▶ **Records supplied**
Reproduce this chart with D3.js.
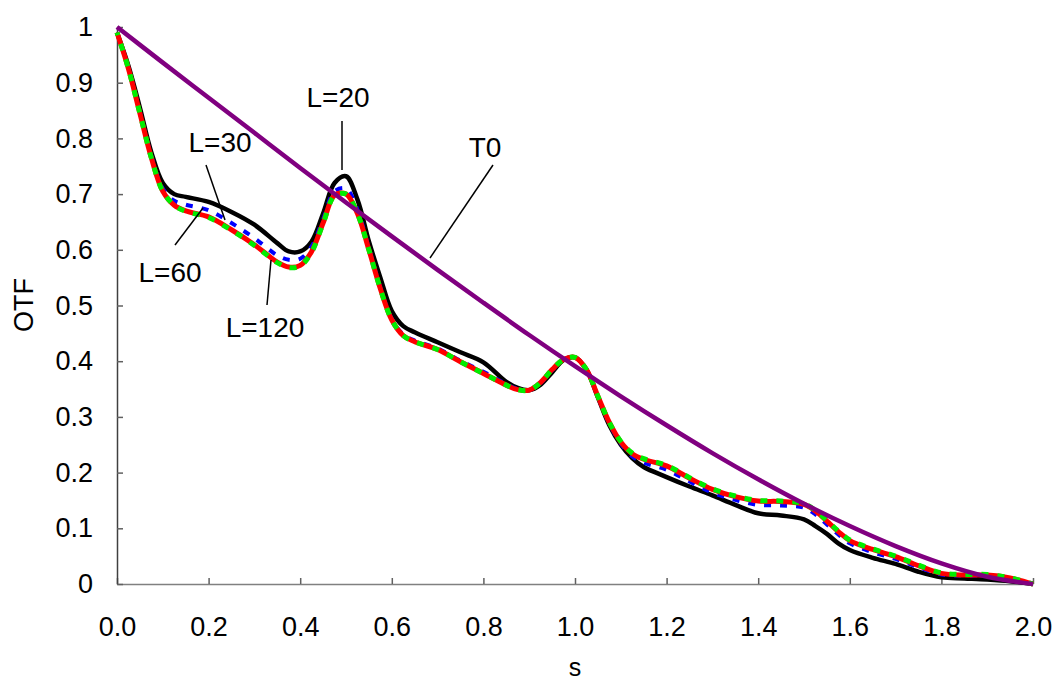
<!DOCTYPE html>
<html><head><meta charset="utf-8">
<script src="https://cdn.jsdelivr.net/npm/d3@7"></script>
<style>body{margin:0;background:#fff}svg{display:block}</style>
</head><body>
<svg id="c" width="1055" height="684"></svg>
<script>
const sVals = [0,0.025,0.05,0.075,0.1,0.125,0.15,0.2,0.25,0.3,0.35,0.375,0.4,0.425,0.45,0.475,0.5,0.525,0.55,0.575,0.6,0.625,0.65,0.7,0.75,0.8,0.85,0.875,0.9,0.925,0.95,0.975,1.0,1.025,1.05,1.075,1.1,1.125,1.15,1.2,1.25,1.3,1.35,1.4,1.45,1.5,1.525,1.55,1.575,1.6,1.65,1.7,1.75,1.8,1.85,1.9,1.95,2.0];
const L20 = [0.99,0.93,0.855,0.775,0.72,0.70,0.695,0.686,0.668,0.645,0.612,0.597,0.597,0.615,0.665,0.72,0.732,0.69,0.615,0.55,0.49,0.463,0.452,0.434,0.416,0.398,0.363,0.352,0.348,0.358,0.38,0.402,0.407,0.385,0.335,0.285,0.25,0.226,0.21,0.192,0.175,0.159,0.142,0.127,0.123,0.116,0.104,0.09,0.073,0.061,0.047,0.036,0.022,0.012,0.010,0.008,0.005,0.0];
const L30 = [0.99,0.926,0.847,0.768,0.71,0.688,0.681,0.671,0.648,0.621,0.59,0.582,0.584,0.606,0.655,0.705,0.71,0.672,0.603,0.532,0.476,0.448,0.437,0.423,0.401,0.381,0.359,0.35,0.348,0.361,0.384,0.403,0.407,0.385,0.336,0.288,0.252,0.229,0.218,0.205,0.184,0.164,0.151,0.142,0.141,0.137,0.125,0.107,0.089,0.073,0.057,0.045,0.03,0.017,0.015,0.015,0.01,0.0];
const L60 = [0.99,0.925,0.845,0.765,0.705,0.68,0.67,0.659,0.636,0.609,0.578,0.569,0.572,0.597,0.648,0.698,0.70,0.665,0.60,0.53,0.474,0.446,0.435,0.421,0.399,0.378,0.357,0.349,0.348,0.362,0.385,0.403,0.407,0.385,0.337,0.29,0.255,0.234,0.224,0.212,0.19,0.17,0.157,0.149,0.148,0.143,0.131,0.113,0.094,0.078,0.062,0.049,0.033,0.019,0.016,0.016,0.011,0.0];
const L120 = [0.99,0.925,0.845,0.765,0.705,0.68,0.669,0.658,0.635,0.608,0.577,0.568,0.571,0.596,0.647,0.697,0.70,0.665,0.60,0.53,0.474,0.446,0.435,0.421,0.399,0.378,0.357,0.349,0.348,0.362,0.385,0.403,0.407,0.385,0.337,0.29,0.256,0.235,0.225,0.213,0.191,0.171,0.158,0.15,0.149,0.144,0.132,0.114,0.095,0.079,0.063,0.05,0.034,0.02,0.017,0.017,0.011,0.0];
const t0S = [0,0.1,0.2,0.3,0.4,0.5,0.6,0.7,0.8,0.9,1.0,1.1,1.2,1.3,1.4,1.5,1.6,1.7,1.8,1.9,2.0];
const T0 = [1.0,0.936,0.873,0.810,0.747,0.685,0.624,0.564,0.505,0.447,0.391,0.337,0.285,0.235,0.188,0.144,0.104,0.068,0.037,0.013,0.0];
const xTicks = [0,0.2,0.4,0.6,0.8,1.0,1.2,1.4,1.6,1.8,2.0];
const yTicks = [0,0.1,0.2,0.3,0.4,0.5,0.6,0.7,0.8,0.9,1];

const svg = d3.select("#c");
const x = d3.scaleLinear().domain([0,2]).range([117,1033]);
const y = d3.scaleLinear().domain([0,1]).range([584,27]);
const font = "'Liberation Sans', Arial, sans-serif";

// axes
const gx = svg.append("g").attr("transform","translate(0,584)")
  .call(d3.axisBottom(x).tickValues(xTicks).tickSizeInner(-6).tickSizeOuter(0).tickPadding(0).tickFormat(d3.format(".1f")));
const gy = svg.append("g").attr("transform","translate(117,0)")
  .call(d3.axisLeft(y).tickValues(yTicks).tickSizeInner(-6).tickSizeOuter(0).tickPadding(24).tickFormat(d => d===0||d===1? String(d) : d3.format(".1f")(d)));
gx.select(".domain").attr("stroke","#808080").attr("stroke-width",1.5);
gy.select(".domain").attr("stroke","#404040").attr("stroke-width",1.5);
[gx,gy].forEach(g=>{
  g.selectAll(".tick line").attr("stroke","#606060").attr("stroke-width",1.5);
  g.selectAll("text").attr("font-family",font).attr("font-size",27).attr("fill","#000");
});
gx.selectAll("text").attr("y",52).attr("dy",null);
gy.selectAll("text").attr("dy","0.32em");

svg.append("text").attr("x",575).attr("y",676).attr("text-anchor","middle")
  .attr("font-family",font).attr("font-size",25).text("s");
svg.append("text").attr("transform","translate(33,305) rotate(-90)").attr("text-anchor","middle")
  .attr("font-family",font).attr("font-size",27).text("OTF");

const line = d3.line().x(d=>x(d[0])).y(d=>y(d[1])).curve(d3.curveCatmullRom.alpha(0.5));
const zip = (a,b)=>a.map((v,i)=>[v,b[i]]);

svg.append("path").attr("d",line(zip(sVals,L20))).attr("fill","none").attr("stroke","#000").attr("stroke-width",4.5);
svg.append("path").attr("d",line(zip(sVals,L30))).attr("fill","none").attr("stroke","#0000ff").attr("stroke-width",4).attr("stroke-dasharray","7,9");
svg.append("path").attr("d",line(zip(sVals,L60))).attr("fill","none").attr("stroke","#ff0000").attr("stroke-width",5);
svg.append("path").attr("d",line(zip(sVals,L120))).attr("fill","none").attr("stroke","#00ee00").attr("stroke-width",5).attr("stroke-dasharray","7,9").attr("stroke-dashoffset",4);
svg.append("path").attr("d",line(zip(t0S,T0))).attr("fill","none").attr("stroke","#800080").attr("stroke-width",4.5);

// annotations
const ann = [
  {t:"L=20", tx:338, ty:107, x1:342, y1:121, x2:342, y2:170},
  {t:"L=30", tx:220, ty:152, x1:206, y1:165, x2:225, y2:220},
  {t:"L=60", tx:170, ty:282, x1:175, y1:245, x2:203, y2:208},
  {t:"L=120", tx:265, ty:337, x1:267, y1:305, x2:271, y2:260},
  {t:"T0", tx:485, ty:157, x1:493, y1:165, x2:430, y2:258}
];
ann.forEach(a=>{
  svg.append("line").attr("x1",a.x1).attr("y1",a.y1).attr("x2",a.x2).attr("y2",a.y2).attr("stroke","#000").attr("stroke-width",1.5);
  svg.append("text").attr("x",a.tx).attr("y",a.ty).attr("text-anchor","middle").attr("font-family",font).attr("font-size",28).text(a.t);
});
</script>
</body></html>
...
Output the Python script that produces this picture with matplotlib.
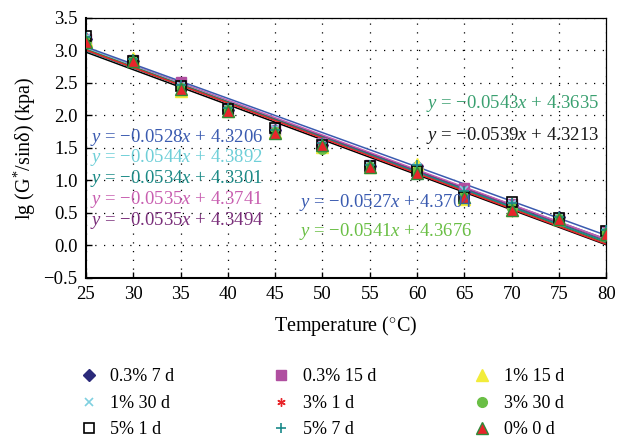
---
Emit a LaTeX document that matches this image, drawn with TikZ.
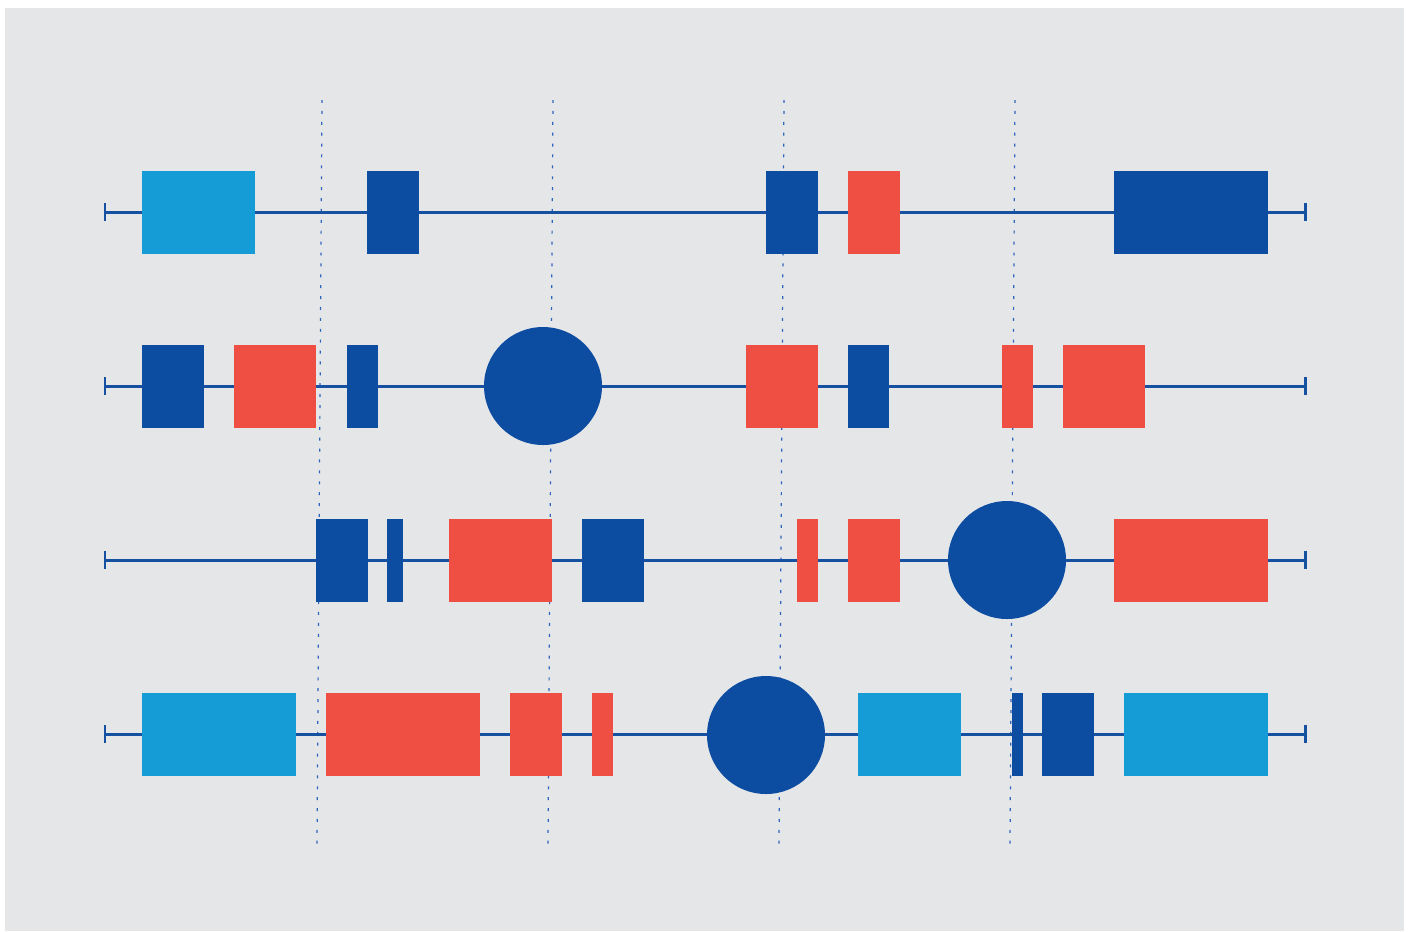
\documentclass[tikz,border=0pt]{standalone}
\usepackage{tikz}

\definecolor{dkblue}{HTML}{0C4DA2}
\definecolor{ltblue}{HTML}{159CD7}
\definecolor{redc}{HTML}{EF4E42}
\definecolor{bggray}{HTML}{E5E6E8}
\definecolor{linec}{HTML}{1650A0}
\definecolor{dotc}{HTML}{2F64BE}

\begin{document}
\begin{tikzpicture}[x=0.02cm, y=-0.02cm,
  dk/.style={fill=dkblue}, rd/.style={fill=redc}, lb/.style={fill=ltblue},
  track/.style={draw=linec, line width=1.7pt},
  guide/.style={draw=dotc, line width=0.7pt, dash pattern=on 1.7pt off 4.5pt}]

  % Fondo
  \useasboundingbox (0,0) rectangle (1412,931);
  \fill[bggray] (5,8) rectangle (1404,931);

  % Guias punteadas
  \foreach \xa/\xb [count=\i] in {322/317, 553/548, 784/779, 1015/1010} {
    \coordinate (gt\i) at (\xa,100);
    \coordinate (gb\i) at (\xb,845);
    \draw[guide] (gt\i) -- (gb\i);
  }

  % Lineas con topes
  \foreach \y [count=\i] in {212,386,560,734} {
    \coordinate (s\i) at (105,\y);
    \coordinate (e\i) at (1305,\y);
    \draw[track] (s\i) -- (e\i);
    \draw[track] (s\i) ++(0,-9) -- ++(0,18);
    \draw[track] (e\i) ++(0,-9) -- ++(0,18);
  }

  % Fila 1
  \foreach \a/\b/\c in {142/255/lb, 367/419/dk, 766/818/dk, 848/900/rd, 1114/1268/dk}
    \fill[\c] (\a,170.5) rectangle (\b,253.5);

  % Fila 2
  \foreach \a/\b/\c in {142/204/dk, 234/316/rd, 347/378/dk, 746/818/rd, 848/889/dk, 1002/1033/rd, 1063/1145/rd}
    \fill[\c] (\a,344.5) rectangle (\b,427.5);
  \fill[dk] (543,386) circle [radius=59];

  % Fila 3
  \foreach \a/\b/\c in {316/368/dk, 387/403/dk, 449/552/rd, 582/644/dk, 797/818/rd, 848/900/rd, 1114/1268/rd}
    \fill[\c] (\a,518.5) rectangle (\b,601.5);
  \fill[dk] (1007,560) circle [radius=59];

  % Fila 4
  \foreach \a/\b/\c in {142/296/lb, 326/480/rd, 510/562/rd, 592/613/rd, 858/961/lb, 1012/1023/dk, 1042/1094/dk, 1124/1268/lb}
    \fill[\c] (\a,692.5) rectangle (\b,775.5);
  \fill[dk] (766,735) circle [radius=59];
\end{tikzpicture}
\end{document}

▶ **Exercise task**
Make an exact copy of the lines from the one holding "Reproduce this chart with D3.js." through the one holding "const yTicks = [0,0.1,0.2,0.3,0.4,0.5,0.6,0.7,0.8,0.9,1];", end lines included, without the pictures.

▶ **Task answer**
Reproduce this chart with D3.js.
<!DOCTYPE html>
<html><head><meta charset="utf-8">
<script src="https://cdn.jsdelivr.net/npm/d3@7"></script>
<style>body{margin:0;background:#fff}svg{display:block}</style>
</head><body>
<svg id="c" width="1055" height="684"></svg>
<script>
const sVals = [0,0.025,0.05,0.075,0.1,0.125,0.15,0.2,0.25,0.3,0.35,0.375,0.4,0.425,0.45,0.475,0.5,0.525,0.55,0.575,0.6,0.625,0.65,0.7,0.75,0.8,0.85,0.875,0.9,0.925,0.95,0.975,1.0,1.025,1.05,1.075,1.1,1.125,1.15,1.2,1.25,1.3,1.35,1.4,1.45,1.5,1.525,1.55,1.575,1.6,1.65,1.7,1.75,1.8,1.85,1.9,1.95,2.0];
const L20 = [0.99,0.93,0.855,0.775,0.72,0.70,0.695,0.686,0.668,0.645,0.612,0.597,0.597,0.615,0.665,0.72,0.732,0.69,0.615,0.55,0.49,0.463,0.452,0.434,0.416,0.398,0.363,0.352,0.348,0.358,0.38,0.402,0.407,0.385,0.335,0.285,0.25,0.226,0.21,0.192,0.175,0.159,0.142,0.127,0.123,0.116,0.104,0.09,0.073,0.061,0.047,0.036,0.022,0.012,0.010,0.008,0.005,0.0];
const L30 = [0.99,0.926,0.847,0.768,0.71,0.688,0.681,0.671,0.648,0.621,0.59,0.582,0.584,0.606,0.655,0.705,0.71,0.672,0.603,0.532,0.476,0.448,0.437,0.423,0.401,0.381,0.359,0.35,0.348,0.361,0.384,0.403,0.407,0.385,0.336,0.288,0.252,0.229,0.218,0.205,0.184,0.164,0.151,0.142,0.141,0.137,0.125,0.107,0.089,0.073,0.057,0.045,0.03,0.017,0.015,0.015,0.01,0.0];
const L60 = [0.99,0.925,0.845,0.765,0.705,0.68,0.67,0.659,0.636,0.609,0.578,0.569,0.572,0.597,0.648,0.698,0.70,0.665,0.60,0.53,0.474,0.446,0.435,0.421,0.399,0.378,0.357,0.349,0.348,0.362,0.385,0.403,0.407,0.385,0.337,0.29,0.255,0.234,0.224,0.212,0.19,0.17,0.157,0.149,0.148,0.143,0.131,0.113,0.094,0.078,0.062,0.049,0.033,0.019,0.016,0.016,0.011,0.0];
const L120 = [0.99,0.925,0.845,0.765,0.705,0.68,0.669,0.658,0.635,0.608,0.577,0.568,0.571,0.596,0.647,0.697,0.70,0.665,0.60,0.53,0.474,0.446,0.435,0.421,0.399,0.378,0.357,0.349,0.348,0.362,0.385,0.403,0.407,0.385,0.337,0.29,0.256,0.235,0.225,0.213,0.191,0.171,0.158,0.15,0.149,0.144,0.132,0.114,0.095,0.079,0.063,0.05,0.034,0.02,0.017,0.017,0.011,0.0];
const t0S = [0,0.1,0.2,0.3,0.4,0.5,0.6,0.7,0.8,0.9,1.0,1.1,1.2,1.3,1.4,1.5,1.6,1.7,1.8,1.9,2.0];
const T0 = [1.0,0.936,0.873,0.810,0.747,0.685,0.624,0.564,0.505,0.447,0.391,0.337,0.285,0.235,0.188,0.144,0.104,0.068,0.037,0.013,0.0];
const xTicks = [0,0.2,0.4,0.6,0.8,1.0,1.2,1.4,1.6,1.8,2.0];
const yTicks = [0,0.1,0.2,0.3,0.4,0.5,0.6,0.7,0.8,0.9,1];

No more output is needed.